Who Is John Moniz? Tim Scott Praises Chick-fil-A Manager Who Mentored Him

Sen. Tim Scott (R-SC) led the GOP charge against President Joe Biden's first address to a joint session of Congress on Wednesday—and found the space to nod to his mentor John Moniz.

As the South Carolina senator delivered the Republican rebuttal, he said he had been "blessed" by Moniz, who operated a Chick-fil-A restaurant in North Charleston when he was growing up.

In a message on his campaign website, Scott credits Moniz with teaching him "biblical principles and Conservative values" when he was at high school, saying his mentor helped him to get back on track.

"Over the course of three or four years, John transformed my way of thinking, which changed my life," Scott said in 2012, according to Buzzfeed News. "The lessons that John was teaching me were maybe simple lessons, but they were profound lessons."

Republican Sen. Tim Scott
Sen. Tim Scott walks through the Senate subway to vote on April 28. He delivered the GOP rebuttal to President Joe Biden's address to Congress. Sarah Silbiger/Getty Images

The State newspaper in South Carolina reported that Moniz used to give Scott free chicken sandwiches when he couldn't afford more food than fries and water. It added that Scott wrote a poem for Moniz, a veteran, when he died suddenly in 1985.

Speaking to the Island Packet in 2012, Scott said Moniz would occasionally meet with him at the movie theater where the teenager was working part time, and they would talk about values. They also went to basketball games together, the Packet reported.

Newsweek has contacted Sen. Scott's office for further comment.

Delivering his rebuttal to President Biden's address last night, the senator said the White House had inherited the achievements of Donald Trump.
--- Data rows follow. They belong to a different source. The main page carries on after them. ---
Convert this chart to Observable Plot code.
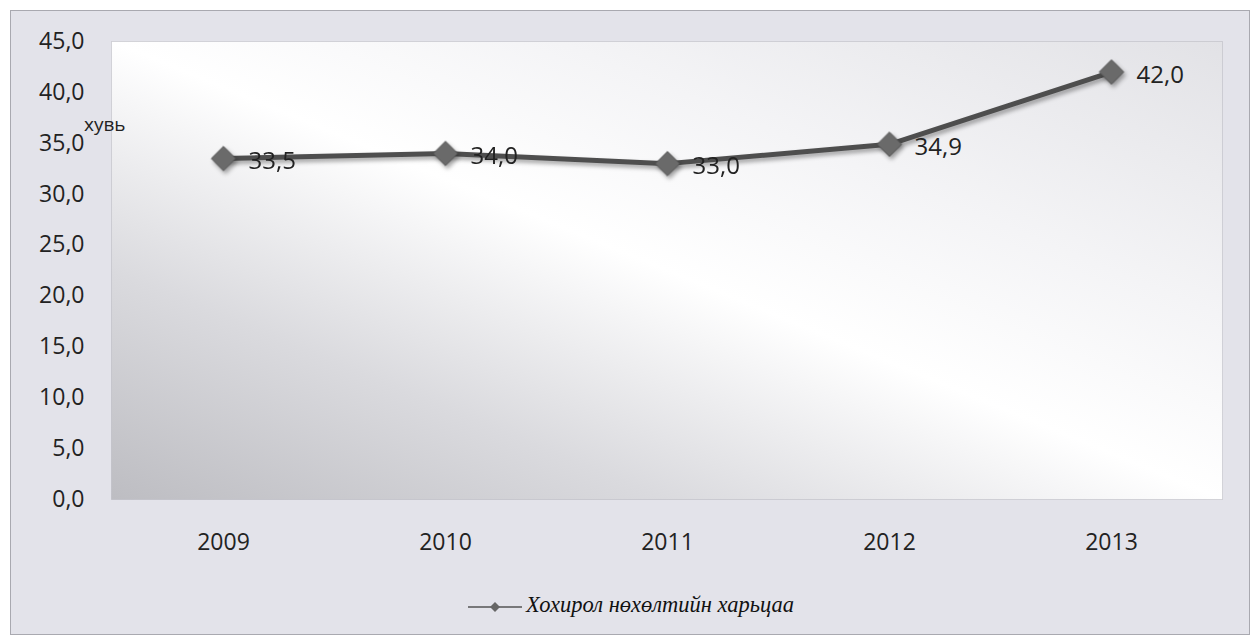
<!DOCTYPE html>
<html>
<head>
<meta charset="utf-8">
<script src="https://cdn.jsdelivr.net/npm/d3@7"></script>
<script src="https://cdn.jsdelivr.net/npm/@observablehq/plot@0.6"></script>
<style>
  html, body { margin: 0; padding: 0; background: #fff; }
  #frame {
    position: absolute; left: 10px; top: 10px; width: 1238px; height: 623px;
    background: #e3e3ea; border: 1px solid #a9a9b0;
  }
  #chart { position: absolute; left: 0; top: 0; }
  #unit {
    position: absolute; left: 73px; top: 100px;
    font-family: "Open Sans", "Noto Sans", sans-serif; font-size: 19px; color: #222;
  }
  #legend {
    position: absolute; left: 0; top: 581px; width: 1238px; text-align: center;
    font-family: "Liberation Serif", "DejaVu Serif", serif; font-style: italic;
    font-size: 22.5px; color: #111;
  }
  #legend svg { vertical-align: middle; margin-right: 2px; }
  #chart g[aria-label="line"], #chart g[aria-label="dot"] {
    filter: drop-shadow(2px 3px 2px rgba(0,0,0,0.35));
  }
</style>
</head>
<body>
<div id="frame">
  <div id="chart"></div>
  <div id="unit">хувь</div>
  <div id="legend"></div>
</div>
<script>
const years = ["2009", "2010", "2011", "2012", "2013"];
const values = [33.5, 34.0, 33.0, 34.9, 42.0];
const yTicks = [0, 5, 10, 15, 20, 25, 30, 35, 40, 45];
const seriesName = "Хохирол нөхөлтийн харьцаа";

const data = years.map((y, i) => ({year: y, value: values[i]}));
const fmt = v => v.toFixed(1).replace(".", ",");

const plot = Plot.plot({
  width: 1238,
  height: 560,
  marginLeft: 100,
  marginRight: 27,
  marginTop: 30,
  marginBottom: 72,
  style: {background: "transparent", fontFamily: "'Open Sans', 'Noto Sans', sans-serif", fontSize: "23px", color: "#222", overflow: "visible"},
  x: {type: "band", domain: years, padding: 0, label: null, tickSize: 0, tickPadding: 34},
  y: {domain: [0, 45], ticks: yTicks, tickFormat: fmt, label: null, tickSize: 0, tickPadding: 27},
  marks: [
    Plot.frame({fill: "url(#bg)", stroke: "#b5b5bc", strokeDasharray: "1,1"}),
    Plot.line(data, {x: "year", y: "value", stroke: "#4e4e4e", strokeWidth: 5}),
    Plot.dot(data, {x: "year", y: "value", symbol: "diamond2", r: 11, fill: "#6a6a6a", stroke: "#555", strokeWidth: 1}),
    Plot.text(data, {x: "year", y: "value", text: d => fmt(d.value), textAnchor: "start", dx: 25, dy: 3, fontSize: 24, fill: "#222"})
  ]
});

const defs = document.createElementNS("http://www.w3.org/2000/svg", "defs");
defs.innerHTML = `
  <linearGradient id="bg" x1="0" y1="1" x2="1" y2="0">
    <stop offset="0" stop-color="#bdbdc2"/>
    <stop offset="0.25" stop-color="#dadade"/>
    <stop offset="0.5" stop-color="#ffffff"/>
    <stop offset="0.7" stop-color="#f4f4f6"/>
    <stop offset="1" stop-color="#e2e2e6"/>
  </linearGradient>`;
plot.insertBefore(defs, plot.firstChild);
document.getElementById("chart").appendChild(plot);

document.getElementById("legend").innerHTML =
  `<svg width="58" height="14"><line x1="2" y1="7" x2="56" y2="7" stroke="#555" stroke-width="1.5"/>` +
  `<path d="M29,2 L34,7 L29,12 L24,7 Z" fill="#666"/></svg>` + seriesName;
</script>
</body>
</html>
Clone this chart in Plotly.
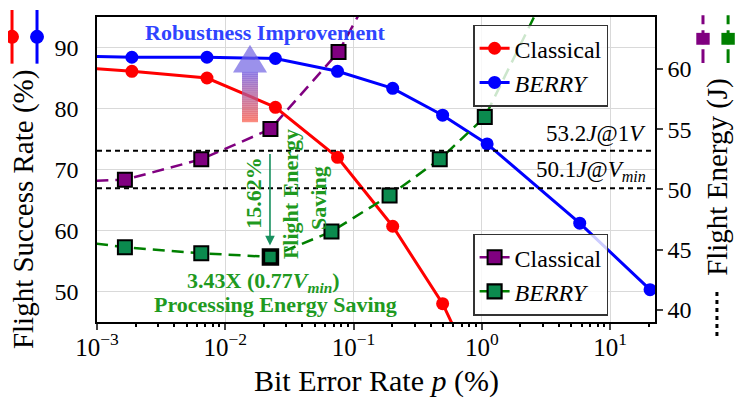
import plotly.graph_objs as go
import numpy as np

# bit error rate p (%) for every measured point
p_success = [0.0005, 0.00187, 0.0072, 0.0246, 0.075, 0.202, 0.495, 1.1, 5.8, 20.5]
classical_success = [87.0, 86.1, 85.0, 80.2, 72.0, 60.7, 48.0, 32.6]
berry_success = [88.7, 88.4, 88.4, 88.2, 86.1, 83.3, 78.9, 74.2, 61.2, 50.3]

p_energy_classical = [0.0005, 0.00165, 0.0065, 0.0225, 0.0764, 0.2]
classical_energy = [50.6, 50.8, 52.5, 55.0, 61.4, 69.6]
p_energy_berry = [0.0005, 0.00165, 0.0065, 0.0225, 0.0673, 0.191, 0.47, 1.055, 5.8]
berry_energy = [45.9, 45.2, 44.7, 44.4, 46.5, 49.5, 52.5, 56.0, 72.0]

# reference energy levels (J)
ref_levels = [53.2, 50.1]
ref_labels = ['53.2<i>J</i>@1<i>V</i>', '50.1<i>J</i>@<i>V</i><sub><i>min</i></sub>']

# x tick labels
x_tickvals = [0.001, 0.01, 0.1, 1, 10]
x_ticktext = ['10<sup>\u22123</sup>', '10<sup>\u22122</sup>', '10<sup>\u22121</sup>', '10<sup>0</sup>', '10<sup>1</sup>']

FONT = 'Liberation Serif'
GREEN_TXT = '#1f9a1f'

fig = go.Figure()

fig.add_trace(go.Scatter(x=p_success[:len(classical_success)], y=classical_success, name='Classical',
                         mode='lines+markers', line=dict(color='red', width=3),
                         marker=dict(symbol='circle', size=13, color='red'), legend='legend'))
fig.add_trace(go.Scatter(x=p_success, y=berry_success, name='<i>BERRY</i>',
                         mode='lines+markers', line=dict(color='blue', width=3),
                         marker=dict(symbol='circle', size=13, color='blue'), legend='legend'))

fig.add_trace(go.Scatter(x=p_energy_classical, y=classical_energy, name='Classical', yaxis='y2',
                         mode='lines+markers', line=dict(color='purple', width=2.5, dash='12px,7px'),
                         marker=dict(symbol='square', size=14, color='purple', line=dict(color='black', width=2)),
                         legend='legend2'))
berry_border = [2] * len(berry_energy)
berry_border[3] = 3.5
fig.add_trace(go.Scatter(x=p_energy_berry, y=berry_energy, name='<i>BERRY</i>', yaxis='y2',
                         mode='lines+markers', line=dict(color='green', width=2.5, dash='12px,7px'),
                         marker=dict(symbol='square', size=14, color='#0b8a4e', line=dict(color='black', width=berry_border)),
                         legend='legend2'))

shapes = []
annotations = []

# dotted reference lines on the energy axis
for lvl, lab in zip(ref_levels, ref_labels):
    shapes.append(dict(type='line', xref='paper', x0=0, x1=1, yref='y2', y0=lvl, y1=lvl,
                       line=dict(color='black', width=2, dash='5px,4px')))
    annotations.append(dict(xref='paper', x=0.987, yref='y2', y=lvl, yshift=17, text=lab,
                            showarrow=False, xanchor='right', yanchor='middle',
                            font=dict(size=23, color='black', family=FONT)))

# gradient "robustness" arrow, built from thin slices
n_slices = 24
y_bot, y_head, y_tip = 0.655, 0.818, 0.909
c_bot = np.array([248, 91, 76])
c_top = np.array([119, 91, 219])
for i in range(n_slices):
    t = i / (n_slices - 1)
    c = (1 - t) * c_bot + t * c_top
    ya = y_bot + (y_head - y_bot) * i / n_slices
    yb = y_bot + (y_head - y_bot) * (i + 1) / n_slices + 0.002
    shapes.append(dict(type='rect', xref='paper', yref='paper', x0=0.2599, x1=0.2885, y0=ya, y1=yb,
                       fillcolor='rgb(%d,%d,%d)' % tuple(c), line=dict(width=0), opacity=0.7, layer='above'))
shapes.append(dict(type='path', xref='paper', yref='paper',
                   path='M 0.2437 %f L 0.3047 %f L 0.2742 %f Z' % (y_head, y_head, y_tip),
                   fillcolor='rgb(112,98,226)', line=dict(width=0), opacity=0.7, layer='above'))

# side markers explaining which axis each series belongs to
def stick(x, y0, y1, color, dash=None, width=3):
    return dict(type='line', xref='paper', yref='paper', x0=x, x1=x, y0=y0, y1=y1,
                line=dict(color=color, width=width, dash=dash))

for x, col in [(-0.1523, 'red'), (-0.1075, 'blue')]:
    shapes.append(stick(x, 0.847, 1.023, col))
    shapes.append(dict(type='circle', xref='paper', yref='paper', x0=x - 0.0125, x1=x + 0.0125,
                       y0=0.935 - 0.0228, y1=0.935 + 0.0228, fillcolor=col, line=dict(width=0)))
for x, col in [(1.086, 'purple'), (1.131, 'green')]:
    # one dashed stroke from top to bottom: dash, gap, long dash under the square, gap, dash
    shapes.append(stick(x, 1.006, 0.849, col, dash='9px,6px,14px,5px,14px,50px'))
    shapes.append(dict(type='rect', xref='paper', yref='paper', x0=x - 0.012, x1=x + 0.012,
                       y0=0.909, y1=0.948, fillcolor=col, line=dict(width=0)))
shapes.append(stick(1.111, -0.046, 0.104, 'black', dash='4px,4px'))


def note(x, y, text, size, color, angle=0):
    return dict(xref='paper', yref='paper', x=x, y=y, text=text, showarrow=False,
                xanchor='center', yanchor='middle', textangle=angle,
                font=dict(size=size, color=color, family=FONT))


# text annotations
annotations += [
    note(0.301, 0.948, '<b>Robustness Improvement</b>', 22, '#2f44ff'),
    dict(xref='paper', yref='paper', x=0.31, y=0.251, ax=0, ay=-93, text='', showarrow=True,
         arrowhead=2, arrowsize=1.2, arrowwidth=1.6, arrowcolor='#17905e'),
    note(0.281, 0.423, '<b>15.62%</b>', 22, GREEN_TXT, -90),
    note(0.348, 0.420, '<b>Flight Energy</b>', 22, GREEN_TXT, -90),
    note(0.398, 0.407, '<b>Saving</b>', 22, GREEN_TXT, -90),
    note(0.299, 0.130, '<b>3.43X (0.77<i>V</i><sub><i>min</i></sub>)</b>', 22, GREEN_TXT),
    note(0.319, 0.059, '<b>Processing Energy Saving</b>', 22, GREEN_TXT),
    # axis titles
    note(-0.132, 0.368, 'Flight Success Rate (%)', 29, 'black', -90),
    note(1.113, 0.476, 'Flight Energy (J)', 29, 'black', -90),
    note(0.5, -0.195, 'Bit Error Rate <i>p</i> (%)', 30, 'black'),
]

# the page body adds an 8px offset, so the figure is 8px smaller and margins are shifted
fig.update_layout(
    width=739, height=395,
    margin=dict(l=89, r=92, t=7, b=81),
    paper_bgcolor='white', plot_bgcolor='white',
    font=dict(family=FONT, size=24, color='black'),
    xaxis=dict(type='log', range=[-3, np.log10(22.4)], tickvals=x_tickvals, ticktext=x_ticktext,
               showgrid=True, gridcolor='#d9d9d9', gridwidth=1,
               showline=True, linecolor='black', linewidth=1.5, mirror=True,
               ticks='outside', ticklen=6, tickwidth=1.5, tickfont=dict(size=25), ticklabelstandoff=-4,
               minor=dict(ticks='outside', ticklen=3, tickcolor='black', dtick='D1', showgrid=False)),
    yaxis=dict(range=[45, 95], dtick=10, tick0=50, showgrid=True, gridcolor='#d9d9d9', gridwidth=1,
               showline=True, linecolor='black', linewidth=1.5, ticks='', ticklabelstandoff=12,
               tickfont=dict(size=24), zeroline=False),
    yaxis2=dict(overlaying='y', side='right', range=[39, 64.3], dtick=5, tick0=40, showgrid=False,
                showline=True, linecolor='black', linewidth=1.5, ticks='outside', ticklen=6, tickwidth=1.5,
                tickfont=dict(size=24), zeroline=False),
    legend=dict(x=0.674, y=0.975, xanchor='left', yanchor='top', bgcolor='rgba(255,255,255,0.8)',
                bordercolor='#333333', borderwidth=1.5, font=dict(size=24, family=FONT)),
    legend2=dict(x=0.674, y=0.29, xanchor='left', yanchor='top', bgcolor='rgba(255,255,255,0.8)',
                 bordercolor='#333333', borderwidth=1.5, font=dict(size=24, family=FONT)),
    shapes=shapes,
    annotations=annotations,
)

fig.write_html("out.html")
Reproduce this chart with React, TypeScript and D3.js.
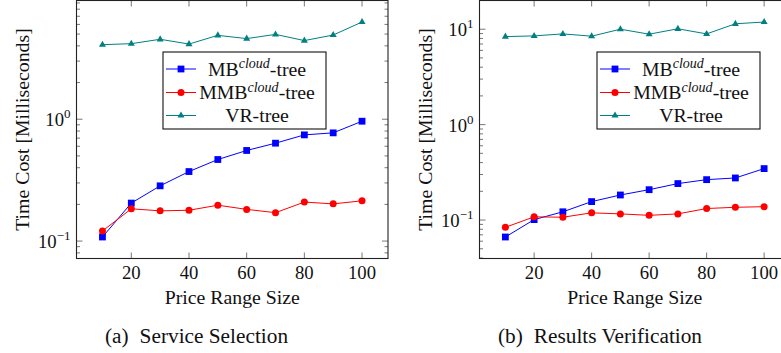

Scott, the only Black Republican in the upper chamber, also criticized Democrats for trying to use the "painful past" of Black Americans to "shut down debates in the present," arguing that America was not a racist country.

"From colleges, to corporations, to our culture, people are making money and gaining power by pretending we haven't made any progress at all. By doubling down on the divisions we've worked so hard to heal," Scott said. "You know this stuff is wrong. Hear me clearly: America is not a racist country."

He also accused Biden and Democratic lawmakers of "pulling us further and further apart" after promising unity during his inauguration ceremony in January.

Sen. Scott's speech won plaudits from his fellow Republicans. The 2024 hopeful Nikki Haley, who first appointed Scott to the Senate when she was governor of South Carolina, called his speech "uplifting and honest."

On social media, Senator James Lankford (R-OK) wrote: "Senator Tim Scott did a phenomenal job tonight—he provided a hopeful & inspiring message for America."